I wrote this code out of mind (using the doc. of btVector3 which I've never used before). Thus, please, take this with a grain of salt. (Debugging might be necessary.)

So, please, keep the following in mind:

1. The doc. does not mention whether btVector3::angle() returns angle in degree or radians – I assumed radians.

2. When writing such code, I often accidentally flip things (e.g. rotation into opposite direction). Such things, I usually fix in debugging, and this is probably necessary for the above sample code.

3. If (b - a) is already along positive or negative z-axis, then (b - a) × (0, 0, 1) will yield a 0-vector. Unfortunately, the doc. of btVector3::normalize() does not mention what happens when applied to a 0-vector. If an exception is thrown in this case, extra checks have to be added, of course.

Your rotate doesn't do anything since you rotate 0 degrees.

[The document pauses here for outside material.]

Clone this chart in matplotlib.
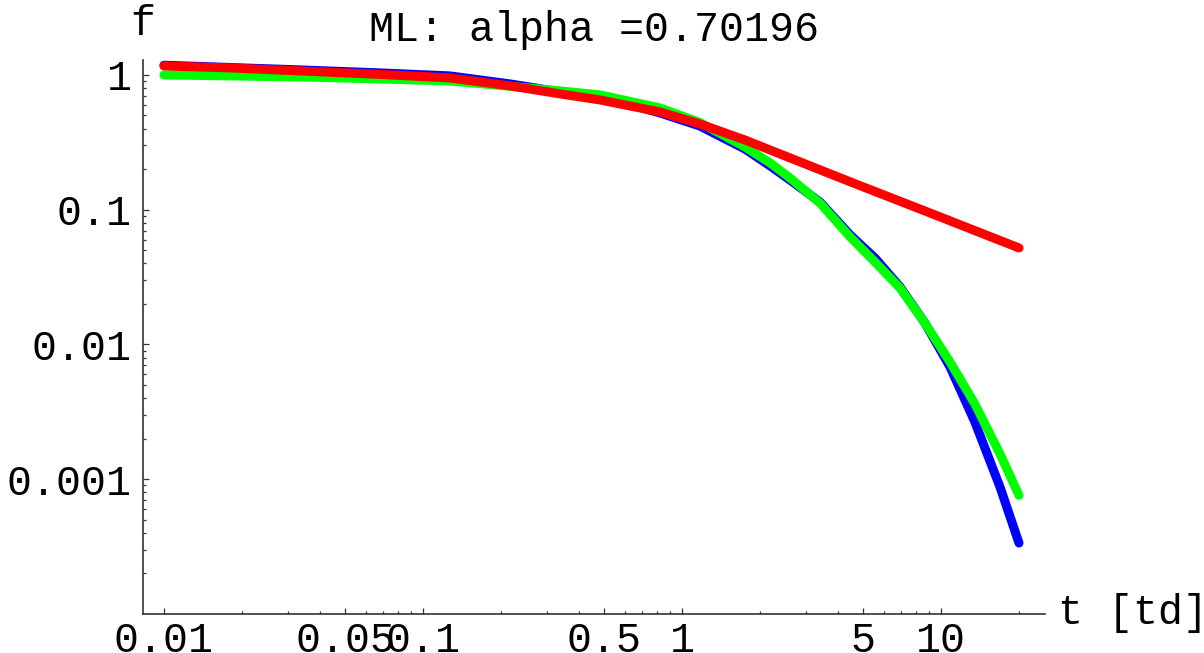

You want the axiz z to point towards b. To do that you need to compute the angle between the z axis (0,0,1) and norm(b - a) (that is arccos(z dot norm(b - a))) and you need to rotate that amount around the cross product between z axis and b - a. Your vector library should have these methods(dot and cross product) already implemented.

norm(x) is the normalized version of x, the one with length 1.